- **Written request**:
Transcribe the listing exactly, leaving out every picture.

━━━ Dataset section

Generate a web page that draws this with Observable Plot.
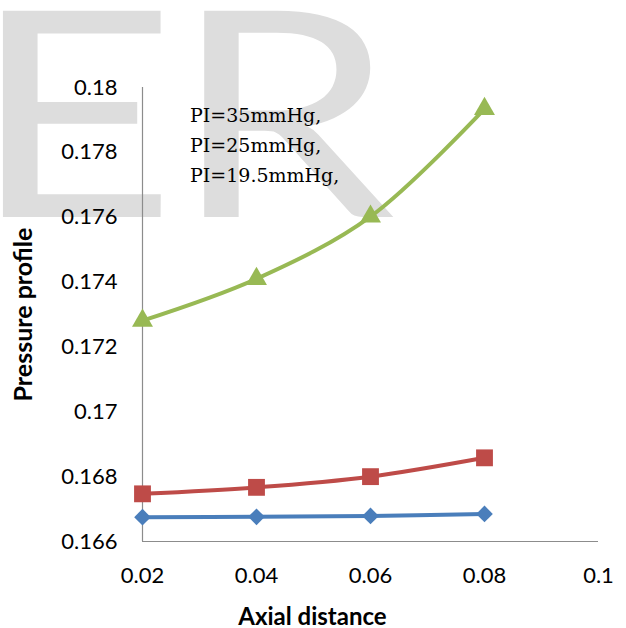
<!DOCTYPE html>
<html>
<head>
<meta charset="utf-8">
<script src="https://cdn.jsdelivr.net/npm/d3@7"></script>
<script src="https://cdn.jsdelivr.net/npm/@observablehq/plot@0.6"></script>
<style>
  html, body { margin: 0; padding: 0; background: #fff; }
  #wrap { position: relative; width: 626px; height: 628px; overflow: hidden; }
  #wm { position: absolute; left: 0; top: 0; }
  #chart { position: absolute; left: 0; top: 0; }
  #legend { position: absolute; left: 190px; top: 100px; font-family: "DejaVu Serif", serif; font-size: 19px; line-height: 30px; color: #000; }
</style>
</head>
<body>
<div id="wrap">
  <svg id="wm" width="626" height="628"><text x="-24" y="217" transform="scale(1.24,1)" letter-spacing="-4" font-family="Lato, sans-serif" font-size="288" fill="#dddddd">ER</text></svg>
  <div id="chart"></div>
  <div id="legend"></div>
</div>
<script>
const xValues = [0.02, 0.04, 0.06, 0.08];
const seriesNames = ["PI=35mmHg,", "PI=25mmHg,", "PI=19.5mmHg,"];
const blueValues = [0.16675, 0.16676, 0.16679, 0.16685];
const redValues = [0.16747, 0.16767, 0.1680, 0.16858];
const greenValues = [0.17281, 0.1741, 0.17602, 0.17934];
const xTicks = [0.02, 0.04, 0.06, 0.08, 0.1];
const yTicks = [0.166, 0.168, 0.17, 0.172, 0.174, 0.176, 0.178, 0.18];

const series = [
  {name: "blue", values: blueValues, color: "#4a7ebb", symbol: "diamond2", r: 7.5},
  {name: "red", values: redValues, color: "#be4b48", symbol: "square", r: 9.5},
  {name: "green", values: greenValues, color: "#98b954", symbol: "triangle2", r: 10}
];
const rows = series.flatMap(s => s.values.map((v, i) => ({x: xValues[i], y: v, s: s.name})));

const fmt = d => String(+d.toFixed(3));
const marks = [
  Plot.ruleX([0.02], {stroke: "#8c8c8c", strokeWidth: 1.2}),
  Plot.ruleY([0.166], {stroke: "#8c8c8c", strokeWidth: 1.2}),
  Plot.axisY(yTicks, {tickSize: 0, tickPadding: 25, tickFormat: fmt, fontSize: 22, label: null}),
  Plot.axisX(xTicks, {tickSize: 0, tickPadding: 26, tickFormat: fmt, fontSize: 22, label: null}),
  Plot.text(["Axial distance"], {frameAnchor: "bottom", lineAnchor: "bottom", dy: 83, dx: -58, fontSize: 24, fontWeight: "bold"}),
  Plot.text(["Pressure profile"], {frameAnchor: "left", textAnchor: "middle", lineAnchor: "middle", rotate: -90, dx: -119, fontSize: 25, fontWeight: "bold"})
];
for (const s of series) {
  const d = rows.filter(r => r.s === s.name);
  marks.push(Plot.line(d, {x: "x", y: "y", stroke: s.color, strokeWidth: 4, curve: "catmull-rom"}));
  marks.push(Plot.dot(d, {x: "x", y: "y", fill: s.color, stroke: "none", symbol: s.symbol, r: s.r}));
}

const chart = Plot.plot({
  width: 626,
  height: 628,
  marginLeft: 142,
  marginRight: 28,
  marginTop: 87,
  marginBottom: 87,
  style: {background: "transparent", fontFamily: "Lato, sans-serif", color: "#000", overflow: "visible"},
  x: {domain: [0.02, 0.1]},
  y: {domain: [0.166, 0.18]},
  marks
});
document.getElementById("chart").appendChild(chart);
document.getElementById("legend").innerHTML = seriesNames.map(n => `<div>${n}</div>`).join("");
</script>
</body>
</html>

━━━━━━

- **Result**:
Generate a web page that draws this with Observable Plot.
<!DOCTYPE html>
<html>
<head>
<meta charset="utf-8">
<script src="https://cdn.jsdelivr.net/npm/d3@7"></script>
<script src="https://cdn.jsdelivr.net/npm/@observablehq/plot@0.6"></script>
<style>
  html, body { margin: 0; padding: 0; background: #fff; }
  #wrap { position: relative; width: 626px; height: 628px; overflow: hidden; }
  #wm { position: absolute; left: 0; top: 0; }
  #chart { position: absolute; left: 0; top: 0; }
  #legend { position: absolute; left: 190px; top: 100px; font-family: "DejaVu Serif", serif; font-size: 19px; line-height: 30px; color: #000; }
</style>
</head>
<body>
<div id="wrap">
  <svg id="wm" width="626" height="628"><text x="-24" y="217" transform="scale(1.24,1)" letter-spacing="-4" font-family="Lato, sans-serif" font-size="288" fill="#dddddd">ER</text></svg>
  <div id="chart"></div>
  <div id="legend"></div>
</div>
<script>
const xValues = [0.02, 0.04, 0.06, 0.08];
const seriesNames = ["PI=35mmHg,", "PI=25mmHg,", "PI=19.5mmHg,"];
const blueValues = [0.16675, 0.16676, 0.16679, 0.16685];
const redValues = [0.16747, 0.16767, 0.1680, 0.16858];
const greenValues = [0.17281, 0.1741, 0.17602, 0.17934];
const xTicks = [0.02, 0.04, 0.06, 0.08, 0.1];
const yTicks = [0.166, 0.168, 0.17, 0.172, 0.174, 0.176, 0.178, 0.18];

const series = [
  {name: "blue", values: blueValues, color: "#4a7ebb", symbol: "diamond2", r: 7.5},
  {name: "red", values: redValues, color: "#be4b48", symbol: "square", r: 9.5},
  {name: "green", values: greenValues, color: "#98b954", symbol: "triangle2", r: 10}
];
const rows = series.flatMap(s => s.values.map((v, i) => ({x: xValues[i], y: v, s: s.name})));

const fmt = d => String(+d.toFixed(3));
const marks = [
  Plot.ruleX([0.02], {stroke: "#8c8c8c", strokeWidth: 1.2}),
  Plot.ruleY([0.166], {stroke: "#8c8c8c", strokeWidth: 1.2}),
  Plot.axisY(yTicks, {tickSize: 0, tickPadding: 25, tickFormat: fmt, fontSize: 22, label: null}),
  Plot.axisX(xTicks, {tickSize: 0, tickPadding: 26, tickFormat: fmt, fontSize: 22, label: null}),
  Plot.text(["Axial distance"], {frameAnchor: "bottom", lineAnchor: "bottom", dy: 83, dx: -58, fontSize: 24, fontWeight: "bold"}),
  Plot.text(["Pressure profile"], {frameAnchor: "left", textAnchor: "middle", lineAnchor: "middle", rotate: -90, dx: -119, fontSize: 25, fontWeight: "bold"})
];
for (const s of series) {
  const d = rows.filter(r => r.s === s.name);
  marks.push(Plot.line(d, {x: "x", y: "y", stroke: s.color, strokeWidth: 4, curve: "catmull-rom"}));
  marks.push(Plot.dot(d, {x: "x", y: "y", fill: s.color, stroke: "none", symbol: s.symbol, r: s.r}));
}

const chart = Plot.plot({
  width: 626,
  height: 628,
  marginLeft: 142,
  marginRight: 28,
  marginTop: 87,
  marginBottom: 87,
  style: {background: "transparent", fontFamily: "Lato, sans-serif", color: "#000", overflow: "visible"},
  x: {domain: [0.02, 0.1]},
  y: {domain: [0.166, 0.18]},
  marks
});
document.getElementById("chart").appendChild(chart);
document.getElementById("legend").innerHTML = seriesNames.map(n => `<div>${n}</div>`).join("");
</script>
</body>
</html>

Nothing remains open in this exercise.